Deus é testemunha de que nunca tinha ouvido falar em Severino Cavalcanti, nem podia imaginar que ele existisse, tal como é, com seus defeitos, cantados e recantados pela mídia, e com suas qualidades, que certamente as tem. Swift dizia que até o Demônio tem qualidades, pois cultiva há séculos uma das virtudes teologais, a esperança de fazer nós todos piores do que já somos.
Surpreendido com a sua eleição para a presidência da Câmara dos Deputados, continuo surpreendido pela reação da mídia, que está caindo em cima dele com uma ferocidade suspeita. Desencavaram o seu passado, que realmente não é dos mais edificantes, sendo o responsável pela expulsão de um padre italiano nos tempos da ditadura. Tem manias estranhas, a de guardar dinheiro vivo em seu colchão de pernambucano.
O tempo e o jornalismo investigativo que anda em moda certamente revelarão novos e escabrosos lances de sua biografia. Mas não poderão negar nem anular a limpidez de sua vitória na semana passada. Uma vitória dentro da regra do jogo, tão legítima quanto qualquer outra, na mesmíssima base do me dá isso que lhe dou aquilo -desde que mundo é mundo, política se faz nesta base.
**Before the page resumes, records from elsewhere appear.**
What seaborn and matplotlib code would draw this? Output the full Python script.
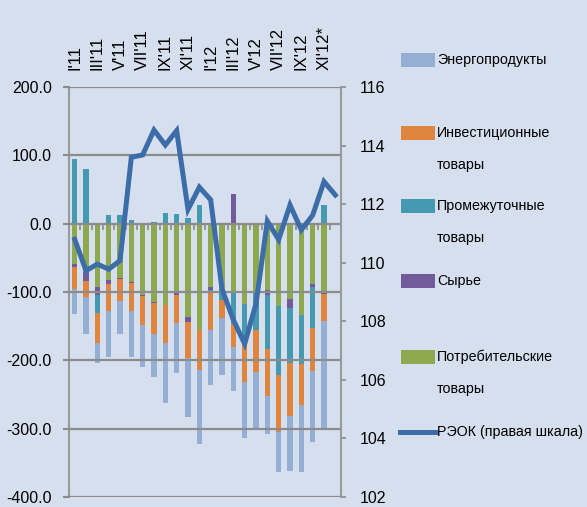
import numpy as np
import pandas as pd
import matplotlib
matplotlib.use("Agg")
import matplotlib.pyplot as plt
import seaborn as sns
from matplotlib.patches import Rectangle
from matplotlib.lines import Line2D

# ---------------- data ----------------
months = ["I'11", "II'11", "III'11", "IV'11", "V'11", "VI'11", "VII'11", "VIII'11",
          "IX'11", "X'11", "XI'11", "XII'11", "I'12", "II'12", "III'12", "IV'12",
          "V'12", "VI'12", "VII'12", "VIII'12", "IX'12", "X'12", "XI'12*", "XII'12"]
bar_months = months[:23]

consumer = [-59, -71, -93, -83, -80, -85, -104, -114, -119, -102, -136, -155,
            -93, -96, -99, -117, -100, -97, -120, -110, -133, -88, -101]
raw = [-4, -13, -11, -5, -1, -2, -2, -2, 0, -2, -8, 0,
       -4, 0, 44, 0, 0, -7, 0, -13, 0, -5, -2]
intermediate = [94, 80, -27, 12, 12, 6, 0, 2, 16, 14, 9, 27,
                -5, -16, -48, -49, -55, -80, -101, -81, -73, -59, 27]
investment = [-32, -24, -43, -40, -32, -41, -43, -46, -56, -42, -53, -59,
              -54, -26, -34, -65, -62, -68, -84, -78, -59, -64, -40]
energy = [-37, -53, -30, -67, -48, -67, -61, -63, -88, -72, -86, -109,
          -80, -83, -64, -83, -82, -56, -59, -80, -99, -104, -158]
reok = [110.8, 109.73, 109.95, 109.78, 110.07, 113.6, 113.68, 114.53, 114.02, 114.51,
        111.82, 112.58, 112.15, 109.1, 108.05, 107.23, 108.6, 111.42, 110.79, 111.97,
        111.12, 111.62, 112.77, 112.31]

# stacking order from zero outward
series_names = ["Потребительские\nтовары", "Сырье", "Промежуточные\nтовары",
                "Инвестиционные\nтовары", "Энергопродукты"]
series_vals = [consumer, raw, intermediate, investment, energy]
series_cols = ["#8DA94F", "#735A9A", "#4599B0", "#E0853D", "#95AED4"]
line_name = "РЭОК (правая шкала)"
line_col = "#3C6DA9"

bg = "#D5DFEE"
grid_c = "#8C8C8C"

plt.rcParams['font.family'] = ['Liberation Sans', 'DejaVu Sans']
plt.rcParams['font.size'] = 11.5

W, H = 587, 507
fig = plt.figure(figsize=(W / 100, H / 100), dpi=100)
fig.patch.set_facecolor(bg)
ax = fig.add_axes([69 / W, 10 / H, 272 / W, 410 / H])
ax.set_facecolor(bg)

arr = np.array(series_vals, dtype=float)
neg_cum = np.cumsum(np.minimum(arr, 0), axis=0)
pos_cum = np.cumsum(np.maximum(arr, 0), axis=0)

# draw outermost series first, inner ones on top
for k in range(len(series_vals) - 1, -1, -1):
    for cum in (neg_cum[k], pos_cum[k]):
        df = pd.DataFrame({"m": bar_months, "v": cum})
        sns.barplot(data=df, x="m", y="v", order=months, color=series_cols[k],
                    saturation=1, width=0.46, errorbar=None, linewidth=0, ax=ax)

ax.set_xlim(-0.5, len(months) - 0.5)
ax.set_ylim(-400, 200)
ax.set_yticks(np.arange(-400, 201, 100))
ax.set_yticklabels([f"{v:.1f}" for v in np.arange(-400, 201, 100)])
ax.set_xlabel("")
ax.set_ylabel("")

# category labels on top, every second month
ax.set_xticks(np.arange(0, len(months), 2))
ax.set_xticklabels(months[::2])
ax.set_xticks(np.arange(0.5, len(months) - 1, 1), minor=True)
ax.tick_params(axis='x', which='major', bottom=False, top=True, labelbottom=False,
               labeltop=True, length=0, rotation=90, pad=12, labelsize=12)
ax.tick_params(axis='x', which='minor', bottom=True, top=False, length=4.5,
               width=1.2, color=grid_c, direction='out')
ax.tick_params(axis='y', length=4.5, width=1.5, color=grid_c, pad=8)
for lab in ax.get_xticklabels():
    lab.set_verticalalignment('bottom')

ax.spines['bottom'].set_position(('data', 0))
ax.spines['bottom'].set_color(grid_c)
ax.spines['bottom'].set_linewidth(1.5)
ax.spines['top'].set_visible(False)
ax.spines['right'].set_visible(False)
ax.spines['left'].set_color("#9A9A9A")
ax.spines['left'].set_linewidth(1.5)
ax.yaxis.grid(True, color=grid_c, linewidth=1.6)
ax.xaxis.grid(False)
ax.set_axisbelow(False)

ax2 = ax.twinx()
ax2.patch.set_visible(False)
sns.lineplot(x=np.arange(len(months)), y=reok, ax=ax2, color=line_col,
             linewidth=3.6, solid_joinstyle='miter')
ax2.set_ylim(102, 116)
ax2.set_yticks(np.arange(102, 117, 2))
ax2.tick_params(axis='y', length=3.5, width=1.2, color=grid_c, pad=10)
ax2.tick_params(axis='x', which='both', bottom=False, top=False,
                labelbottom=False, labeltop=False)
ax2.set_xlim(-0.5, len(months) - 0.5)
ax2.set_xlabel("")
ax2.set_ylabel("")
for s in ['top', 'left', 'bottom']:
    ax2.spines[s].set_visible(False)
ax2.spines['right'].set_color("#9A9A9A")
ax2.spines['right'].set_linewidth(1.5)

# legend (manual, to align handles with the first text line)
leg_fs = 10.3
leg_order = [4, 3, 2, 1, 0]
ys = [60, 133, 206, 281, 357]
for k, yc in zip(leg_order, ys):
    fig.add_artist(Rectangle((401 / W, 1 - (yc + 7) / H), 34 / W, 14 / H,
                             transform=fig.transFigure, facecolor=series_cols[k],
                             edgecolor='none'))
    for j, line in enumerate(series_names[k].split("\n")):
        fig.text(437 / W, 1 - (yc + 32 * j) / H, line, ha='left', va='center',
                 fontsize=leg_fs)
yl = 432
fig.add_artist(Line2D([400 / W, 435 / W], [1 - yl / H, 1 - yl / H],
                      transform=fig.transFigure, color=line_col, linewidth=3.6))
fig.text(437 / W, 1 - yl / H, line_name, ha='left', va='center', fontsize=leg_fs)

fig.savefig("out.png", dpi=100, facecolor=bg)
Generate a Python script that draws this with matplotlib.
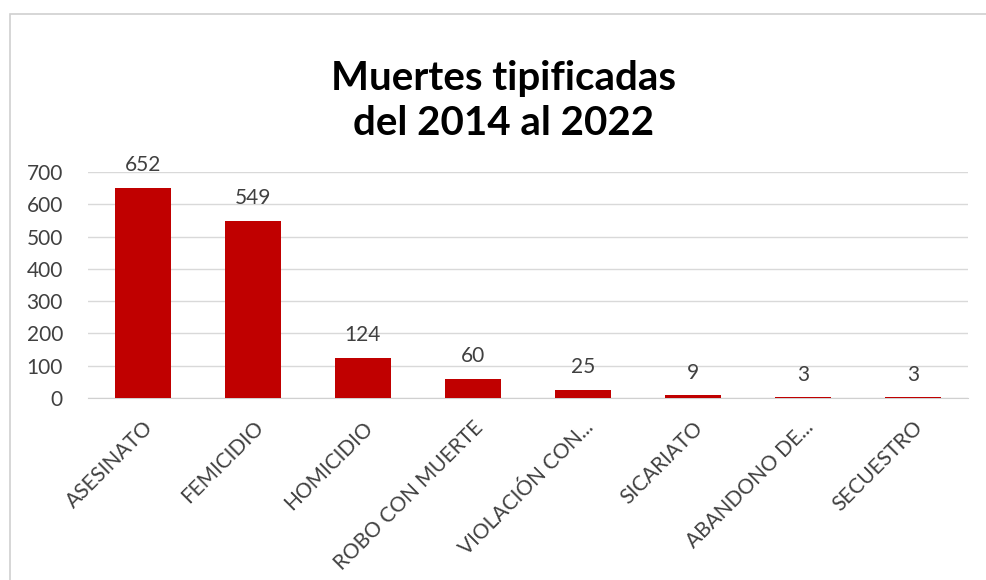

Só não estou surpreendido, mas divertido, é com a grita do pessoal da mídia, que me parece insultada porque não previu aquilo que estão classificando de tsunami político: a vitória de um azarão do tamanho e do visual do Severino, contra os seus preferidos.
O mais gozado na mídia é que, apesar da apregoada isenção em tratar os atos e fatos da vida pública, apesar da objetividade que todos alardeiam, no subsolo da cobertura política correm desenfreados os preconceitos pessoais, desde os tapinhas nas costas, que revelam intimidade, até os telefonemas noturnos, que revelam outras coisas.